During this time, John A. Miller, a devotee of La Marcus Thompson, became the king of roller coaster patents. His inventions included the anti-rollback mechanism, and brakes, among many others totaling over 100. New technology contributed to newer and better coasters, such as the Racer at Kennywood Park, Revere Beach’s Thunderbolt and the Big Dipper at Geauga Lake. He would collaborate later with Norman Bartlett to build The Flying Turns ride. This innovative coaster consisted of a car, and later trains of cars, that traveled in a trough shaped roughly like a large half-barrel.


Amusement parks flourished and with them coasters. Yet, it wasn’t until Playland in Rye, New York that the amusement park was designed, from the beginning, to be an amusement park. Playland brought us the first amusement park as a planned community. With it’s tree-lined streets and art deco style, picnic areas and separate kiddie park, Playland was designed from scratch to be the ideal spot for wholesome, clean, family fun. It even had a beach and a seaplane ride!

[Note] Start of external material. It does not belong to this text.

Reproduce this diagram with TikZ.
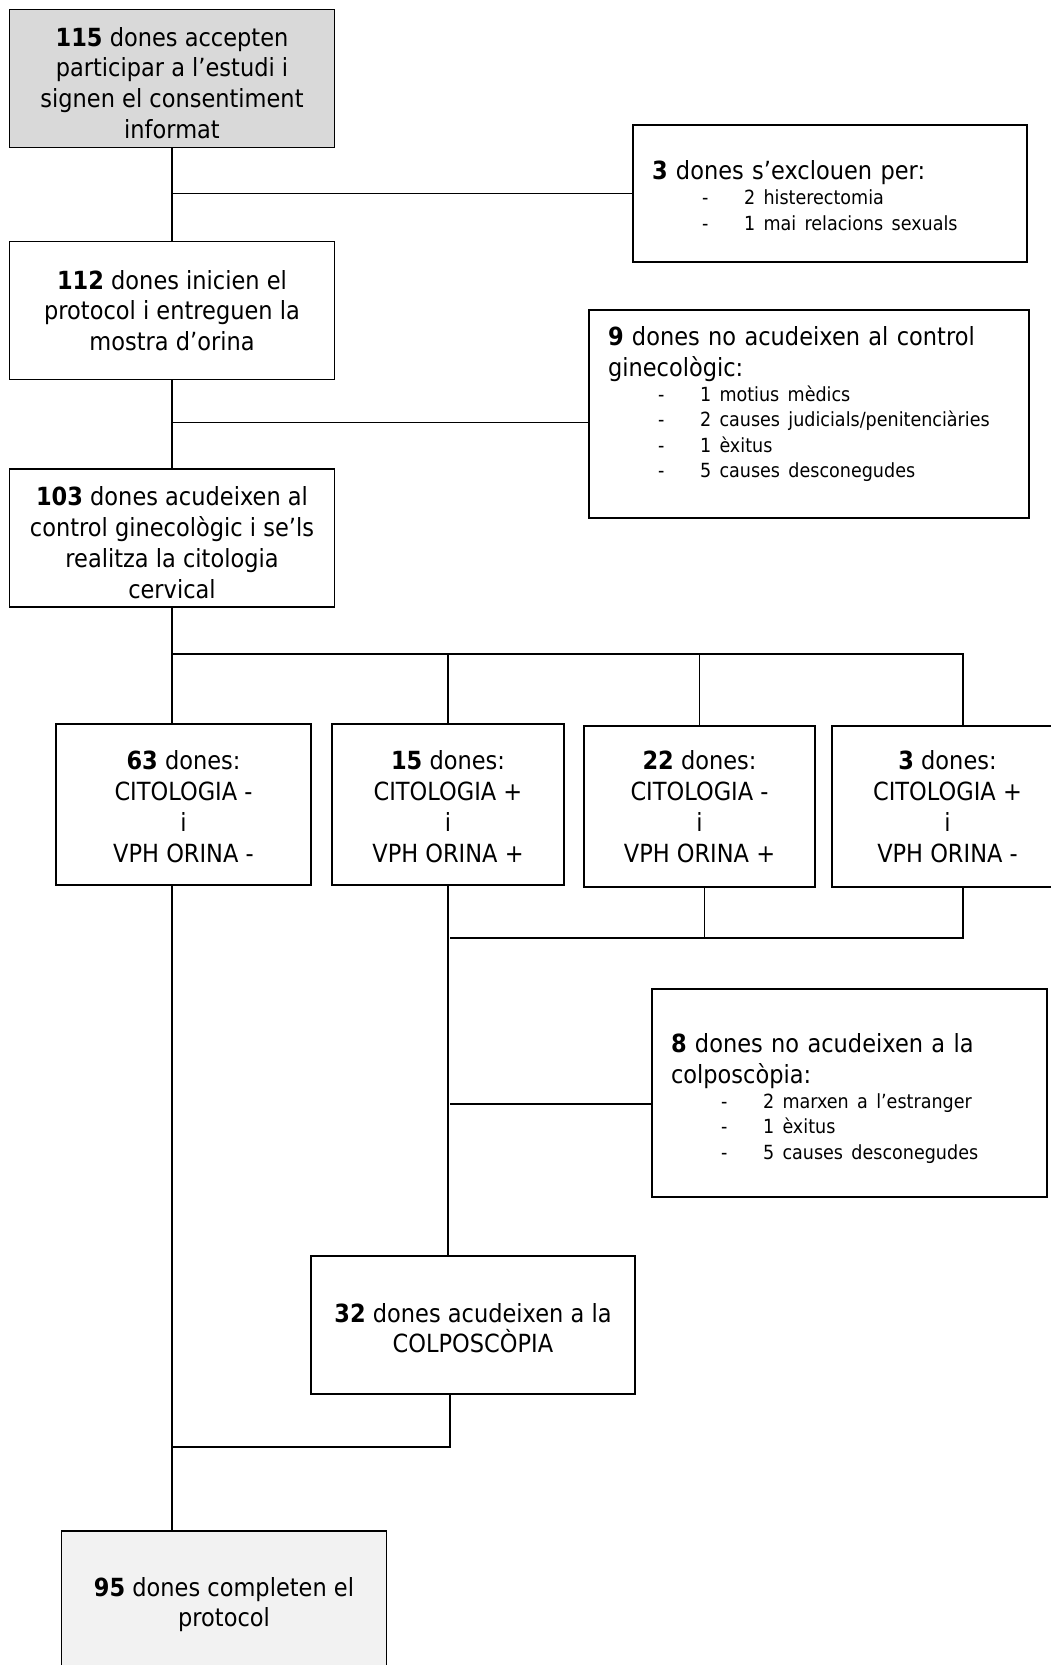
\documentclass[tikz,border=0pt]{standalone}
\usepackage{fontspec}
\setmainfont{DejaVu Sans}[FakeStretch=0.9]
\usetikzlibrary{positioning}
\definecolor{flowstart}{HTML}{D9D9D9}
\definecolor{flowend}{HTML}{F2F2F2}
\newcommand{\boxfont}{\fontsize{25}{30.8}\selectfont}
\newcommand{\causefont}{\fontsize{19.5}{25.2}\selectfont}
\newcommand{\causa}[1]{\hspace*{50pt}\makebox[42pt][l]{-}#1}
\newcommand{\headstrut}[1]{\rule{0pt}{#1}}
\newcommand{\footstrut}[1]{\rule[-#1]{0pt}{#1}}

\begin{document}
\begin{tikzpicture}[
        x=1pt, y=-1pt,
        flowbox/.style={
            draw,
            line width=1.6pt,
            align=center,
            inner sep=0pt,
            minimum width=325pt,
            minimum height=138pt,
            font=\boxfont
        },
        groupbox/.style={flowbox, minimum width=232pt, minimum height=161pt},
        listbox/.style={
            draw,
            line width=1.6pt,
            align=left,
            inner xsep=19pt,
            inner ysep=0pt,
            font=\boxfont
        },
        link/.style={line width=1.2pt}
    ]
        \clip (0,0) rectangle (1051,1665);

        \node[flowbox, fill=flowstart] (acceptades) at (172,78.5)
            {\headstrut{28pt}\textbf{115} dones accepten\\participar a l’estudi i\\signen el consentiment\\informat};
        \node[listbox, text width=356pt, minimum height=137pt] (exclosos) at (830,193.5)
            {\headstrut{23pt}\textbf{3} dones s’exclouen per:\par
             {\causefont\causa{2 histerectomia}\\\causa{1 mai relacions sexuals}\par}};
        \node[flowbox] (inicien) at (172,310.5)
            {\textbf{112} dones inicien el\\protocol i entreguen la\\mostra d’orina};
        \node[listbox, text width=402pt, minimum height=208pt] (noginec) at (809,414)
            {\textbf{9} dones no acudeixen al control\\ginecològic:\par
             {\causefont\causa{1 motius mèdics}\\\causa{2 causes judicials/penitenciàries}\\
              \causa{1 èxitus}\\\causa{5 causes desconegudes}\footstrut{24pt}\par}};
        \node[flowbox] (citologia) at (172,538)
            {\headstrut{28pt}\textbf{103} dones acudeixen al\\control ginecològic i se’ls\\realitza la citologia\\cervical};

        \node[groupbox, minimum width=255pt] (negneg) at (183.5,804.5)
            {\headstrut{23pt}\textbf{63} dones:\\CITOLOGIA -\\i\\VPH ORINA -};
        \node[groupbox] (pospos) at (448,804.5)
            {\headstrut{23pt}\textbf{15} dones:\\CITOLOGIA +\\i\\VPH ORINA +};
        \node[groupbox, minimum width=231pt] (negpos) at (699.5,806.5)
            {\textbf{22} dones:\\CITOLOGIA -\\i\\VPH ORINA +};
        \node[groupbox, minimum width=231pt] (posneg) at (947.5,806.5)
            {\textbf{3} dones:\\CITOLOGIA +\\i\\VPH ORINA -};

        \node[listbox, text width=357pt, minimum height=208pt] (nocolpo) at (849.5,1093)
            {\headstrut{30pt}\textbf{8} dones no acudeixen a la\\colposcòpia:\par
             {\causefont\causa{2 marxen a l’estranger}\\\causa{1 èxitus}\\
              \causa{5 causes desconegudes}\par}};
        \node[flowbox, minimum width=324pt] (colpo) at (473,1325)
            {\headstrut{25.5pt}\textbf{32} dones acudeixen a la\\COLPOSCÒPIA};
        \node[flowbox, fill=flowend] (completen) at (224,1600)
            {\headstrut{28pt}\textbf{95} dones completen el\\protocol};

        \coordinate (j2) at (172,422.5);
        \coordinate (bus) at (172,654);
        \coordinate (bus2) at (450,938);
        \coordinate (j3) at (450,1104);
        \coordinate (bus3) at (172,1447);

        \draw[link] (acceptades) -- (inicien);
        \draw[link] (acceptades.south |- exclosos.west) -- (exclosos.west);
        \draw[link] (inicien) -- (citologia);
        \draw[link] (j2) -- (j2 -| noginec.west);

        \draw[link] (citologia.south) -- (citologia.south |- negneg.north);
        \draw[link] (bus) -| ([xshift=15.5pt]posneg.north);
        \draw[link] (bus -| pospos.north) -- (pospos.north);
        \draw[link] (bus -| negpos.north) -- (negpos.north);

        \draw[link] (pospos.south) -- (pospos.south |- colpo.north);
        \draw[link] (bus2) -| ([xshift=15.5pt]posneg.south);
        \draw[link] ([xshift=5pt]negpos.south) -- ([xshift=5pt]negpos.south |- bus2);
        \draw[link] (j3) -- (j3 -| nocolpo.west);

        \draw[link] ([xshift=-23pt]colpo.south) |- (bus3);
        \draw[link] (bus3 |- negneg.south) -- (bus3 |- completen.north);
    \end{tikzpicture}
\end{document}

Amusement parks in the early years were often in neighborhoods considered unsavory by many. Others were little more than a few rides scattered through the end of a trolley line. Then in 1897, Captain Paul Boyton fashioned Sea Lions Park at Coney Island and enclosed several rides behind walls. That kept out most of the drunks and prostitutes and seemed to improve the public’s image of amusement parks. Boyton later added the famous Water Chute ride to SLP.


The same year Sea Lions opened, George Tilyou opened Steeplechase Park and so began one of the signature rides in all of Coney Island history. The steel track had eight horses on it and patrons never seemed to tire of riding them. In 1903, Boyton’s Sea Lions Park became Luna Park and over a quarter-million electric lights were added.

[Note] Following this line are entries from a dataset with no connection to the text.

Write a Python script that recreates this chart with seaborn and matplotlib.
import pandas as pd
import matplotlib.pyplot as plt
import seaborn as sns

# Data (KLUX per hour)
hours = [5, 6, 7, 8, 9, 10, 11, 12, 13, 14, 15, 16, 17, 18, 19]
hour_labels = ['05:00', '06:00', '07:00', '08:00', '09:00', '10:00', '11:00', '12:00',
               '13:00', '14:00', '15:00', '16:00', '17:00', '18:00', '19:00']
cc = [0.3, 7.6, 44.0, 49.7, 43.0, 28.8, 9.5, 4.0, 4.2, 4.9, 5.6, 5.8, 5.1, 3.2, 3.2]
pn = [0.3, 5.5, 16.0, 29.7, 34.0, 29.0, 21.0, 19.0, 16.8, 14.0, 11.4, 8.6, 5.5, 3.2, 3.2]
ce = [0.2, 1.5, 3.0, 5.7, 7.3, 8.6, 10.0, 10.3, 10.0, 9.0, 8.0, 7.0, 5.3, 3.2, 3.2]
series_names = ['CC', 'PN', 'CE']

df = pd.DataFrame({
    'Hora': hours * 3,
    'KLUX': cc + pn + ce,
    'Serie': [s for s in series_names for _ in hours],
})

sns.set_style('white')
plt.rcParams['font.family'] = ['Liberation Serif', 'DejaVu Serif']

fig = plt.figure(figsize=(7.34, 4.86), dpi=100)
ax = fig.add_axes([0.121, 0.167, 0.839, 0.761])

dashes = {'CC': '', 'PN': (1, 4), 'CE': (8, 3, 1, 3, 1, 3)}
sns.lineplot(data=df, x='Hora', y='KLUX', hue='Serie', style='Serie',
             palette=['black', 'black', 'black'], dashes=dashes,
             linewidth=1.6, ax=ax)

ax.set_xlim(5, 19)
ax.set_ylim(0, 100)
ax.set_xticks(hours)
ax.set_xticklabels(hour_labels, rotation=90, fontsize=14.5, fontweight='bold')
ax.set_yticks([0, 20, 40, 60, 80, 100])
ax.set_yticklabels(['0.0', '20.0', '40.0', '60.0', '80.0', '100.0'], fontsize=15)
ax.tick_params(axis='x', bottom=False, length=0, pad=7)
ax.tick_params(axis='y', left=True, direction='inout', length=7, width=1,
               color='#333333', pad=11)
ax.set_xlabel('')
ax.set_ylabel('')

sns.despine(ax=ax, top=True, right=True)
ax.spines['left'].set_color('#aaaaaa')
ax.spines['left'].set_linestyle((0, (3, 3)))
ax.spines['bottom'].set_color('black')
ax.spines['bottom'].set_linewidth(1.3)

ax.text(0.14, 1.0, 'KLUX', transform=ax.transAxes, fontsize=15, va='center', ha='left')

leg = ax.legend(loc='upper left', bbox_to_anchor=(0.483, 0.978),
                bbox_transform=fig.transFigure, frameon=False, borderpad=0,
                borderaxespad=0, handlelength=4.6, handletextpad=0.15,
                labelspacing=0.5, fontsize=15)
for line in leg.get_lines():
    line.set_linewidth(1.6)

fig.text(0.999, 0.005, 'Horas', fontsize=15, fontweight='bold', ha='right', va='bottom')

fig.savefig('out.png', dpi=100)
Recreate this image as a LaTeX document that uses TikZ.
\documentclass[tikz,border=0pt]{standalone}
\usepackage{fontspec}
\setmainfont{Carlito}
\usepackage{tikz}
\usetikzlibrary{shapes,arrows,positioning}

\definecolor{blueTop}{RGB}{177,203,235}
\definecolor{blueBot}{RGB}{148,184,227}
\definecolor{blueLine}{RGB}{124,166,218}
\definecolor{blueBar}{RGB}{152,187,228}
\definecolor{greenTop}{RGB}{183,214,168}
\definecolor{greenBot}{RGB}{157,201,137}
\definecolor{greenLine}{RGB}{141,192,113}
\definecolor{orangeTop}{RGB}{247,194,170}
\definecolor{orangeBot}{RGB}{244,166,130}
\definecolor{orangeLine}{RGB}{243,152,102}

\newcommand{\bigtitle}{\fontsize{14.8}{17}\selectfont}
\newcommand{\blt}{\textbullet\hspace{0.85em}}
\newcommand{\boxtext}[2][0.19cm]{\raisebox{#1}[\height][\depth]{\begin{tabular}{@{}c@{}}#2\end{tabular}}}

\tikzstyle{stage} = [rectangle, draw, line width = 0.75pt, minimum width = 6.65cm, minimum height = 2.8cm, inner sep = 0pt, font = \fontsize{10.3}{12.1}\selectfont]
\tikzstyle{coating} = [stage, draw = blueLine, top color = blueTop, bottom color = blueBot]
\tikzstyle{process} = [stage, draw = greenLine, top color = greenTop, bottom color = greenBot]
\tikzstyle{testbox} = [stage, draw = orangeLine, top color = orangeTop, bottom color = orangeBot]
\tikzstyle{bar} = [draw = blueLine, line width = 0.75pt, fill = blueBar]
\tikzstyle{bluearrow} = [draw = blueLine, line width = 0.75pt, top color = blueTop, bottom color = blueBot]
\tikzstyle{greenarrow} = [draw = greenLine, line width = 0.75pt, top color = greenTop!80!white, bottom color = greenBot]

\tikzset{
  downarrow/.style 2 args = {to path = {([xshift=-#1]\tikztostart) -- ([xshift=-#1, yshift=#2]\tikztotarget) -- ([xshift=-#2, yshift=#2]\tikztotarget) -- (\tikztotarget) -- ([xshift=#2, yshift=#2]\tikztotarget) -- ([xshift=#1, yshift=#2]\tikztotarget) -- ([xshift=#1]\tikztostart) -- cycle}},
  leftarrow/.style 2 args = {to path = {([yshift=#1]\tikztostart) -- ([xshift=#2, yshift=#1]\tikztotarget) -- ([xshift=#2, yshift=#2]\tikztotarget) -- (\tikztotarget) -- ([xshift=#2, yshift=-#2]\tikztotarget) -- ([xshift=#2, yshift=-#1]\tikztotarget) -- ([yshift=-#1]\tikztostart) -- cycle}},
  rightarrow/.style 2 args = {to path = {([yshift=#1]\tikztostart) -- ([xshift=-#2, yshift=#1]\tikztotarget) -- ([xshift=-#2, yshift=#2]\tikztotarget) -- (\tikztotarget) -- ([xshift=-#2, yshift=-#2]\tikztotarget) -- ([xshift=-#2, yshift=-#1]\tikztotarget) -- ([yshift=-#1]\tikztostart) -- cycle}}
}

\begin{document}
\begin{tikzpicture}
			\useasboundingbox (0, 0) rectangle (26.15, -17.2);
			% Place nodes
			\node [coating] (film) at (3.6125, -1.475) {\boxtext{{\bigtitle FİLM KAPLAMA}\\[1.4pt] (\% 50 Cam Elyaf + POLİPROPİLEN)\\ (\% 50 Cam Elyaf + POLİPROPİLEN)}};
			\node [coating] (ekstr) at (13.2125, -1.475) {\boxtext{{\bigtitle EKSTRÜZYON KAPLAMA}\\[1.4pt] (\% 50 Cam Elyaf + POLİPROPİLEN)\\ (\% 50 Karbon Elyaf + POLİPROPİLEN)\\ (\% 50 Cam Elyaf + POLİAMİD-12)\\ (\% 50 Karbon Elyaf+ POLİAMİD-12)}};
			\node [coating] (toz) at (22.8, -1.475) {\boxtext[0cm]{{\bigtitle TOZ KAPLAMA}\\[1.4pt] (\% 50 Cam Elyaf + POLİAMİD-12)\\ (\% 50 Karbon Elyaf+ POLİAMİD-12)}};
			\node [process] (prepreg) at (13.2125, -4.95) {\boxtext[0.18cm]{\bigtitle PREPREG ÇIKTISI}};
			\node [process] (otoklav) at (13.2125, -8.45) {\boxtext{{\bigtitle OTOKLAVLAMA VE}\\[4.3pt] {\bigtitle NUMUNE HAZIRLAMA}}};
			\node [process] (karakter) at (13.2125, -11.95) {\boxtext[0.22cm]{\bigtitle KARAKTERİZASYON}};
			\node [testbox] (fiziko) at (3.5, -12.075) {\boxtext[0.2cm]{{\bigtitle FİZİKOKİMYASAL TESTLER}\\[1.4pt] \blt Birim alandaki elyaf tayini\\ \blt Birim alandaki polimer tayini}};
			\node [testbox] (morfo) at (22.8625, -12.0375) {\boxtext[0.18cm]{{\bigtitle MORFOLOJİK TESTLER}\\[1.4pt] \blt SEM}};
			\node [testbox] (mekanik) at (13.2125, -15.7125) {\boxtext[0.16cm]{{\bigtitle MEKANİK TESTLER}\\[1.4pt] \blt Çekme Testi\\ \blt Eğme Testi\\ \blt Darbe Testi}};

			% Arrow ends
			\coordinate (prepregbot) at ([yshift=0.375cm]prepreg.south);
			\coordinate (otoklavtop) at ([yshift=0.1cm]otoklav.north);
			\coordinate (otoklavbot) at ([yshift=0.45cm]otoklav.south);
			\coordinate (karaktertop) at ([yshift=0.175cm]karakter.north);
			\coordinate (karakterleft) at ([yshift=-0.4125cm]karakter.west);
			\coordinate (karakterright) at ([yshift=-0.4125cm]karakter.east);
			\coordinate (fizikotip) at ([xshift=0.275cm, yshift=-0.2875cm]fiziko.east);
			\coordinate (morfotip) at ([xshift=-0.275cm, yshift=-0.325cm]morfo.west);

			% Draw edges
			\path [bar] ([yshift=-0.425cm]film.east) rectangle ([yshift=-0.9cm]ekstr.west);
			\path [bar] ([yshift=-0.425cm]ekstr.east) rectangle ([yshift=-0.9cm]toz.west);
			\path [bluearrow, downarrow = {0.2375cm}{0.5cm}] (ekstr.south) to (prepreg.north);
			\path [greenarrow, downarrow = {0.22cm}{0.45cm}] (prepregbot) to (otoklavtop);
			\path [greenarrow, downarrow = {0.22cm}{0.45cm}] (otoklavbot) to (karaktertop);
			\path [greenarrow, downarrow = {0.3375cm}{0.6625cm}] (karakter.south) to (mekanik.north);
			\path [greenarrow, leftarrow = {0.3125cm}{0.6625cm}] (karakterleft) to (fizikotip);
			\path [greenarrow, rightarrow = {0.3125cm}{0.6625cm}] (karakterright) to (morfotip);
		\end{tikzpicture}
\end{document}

With the growth in the number of coasters came further technology. Soon Coney Island produced the first full-circuit coaster, then the lift hill. Ever ridden in a loop-the-loop? It originated here, too. One more fairly important roller coaster innovation also came from Coney Island - the lap bar. How did riders hold on in the past? Usually with a rope or chain. So much for safety.


Playland was the first, true. However, Coney Island was the Mecca. Many consider it the birthplace of the modern amusement park and it grew to become the test site for many of the break-through coaster designers and builders. Thompson, Alcoke and Hinkle all built coasters here and eventually they were joined by many others.


As the roller coaster count at Coney Island reached 30 between 1884 and 1930, we saw such beauties as the Giant Racer, an all-white wooden structure, in 1911. In 1925 came the famous Thunderbolt, the first steel- structure roller coaster. In 1926, the Giant Racer gave way to the trademark Coney Island Cyclone, which cost over $100,000 to build and still stands today. Not so fortunate are the Thunderbolt (torn down in 2000) and Tornado (burned in 1977).


The onset of the Great Depression and the two decades to follow were nearly a total cataclysm for roller coasters in America. Few had money for things like rides or amusement after 1929. That spelled financial trouble for the coaster owners, who couldn’t maintain the rides. Most fell into disrepair. Later, World War II led to shortages of raw materials and still more maintenance issues. A few great coasters were built during this period, like the Blue Streak at Conneaut Lake Park and the Comet at Hershey Park. However, by the onset of WWII, the number of amusement parks in this country declined from 2,000 or so to about 250. With that decline came the corresponding decline in roller coasters.


Just when things seemed they couldn’t get worse for the roller coaster, World War II ended…and America’s love affair with the automobile began. That love affair just about wiped out the remaining coasters. Americans discovered the open road and, suddenly, amusement parks and roller coasters seemed so tame and boring.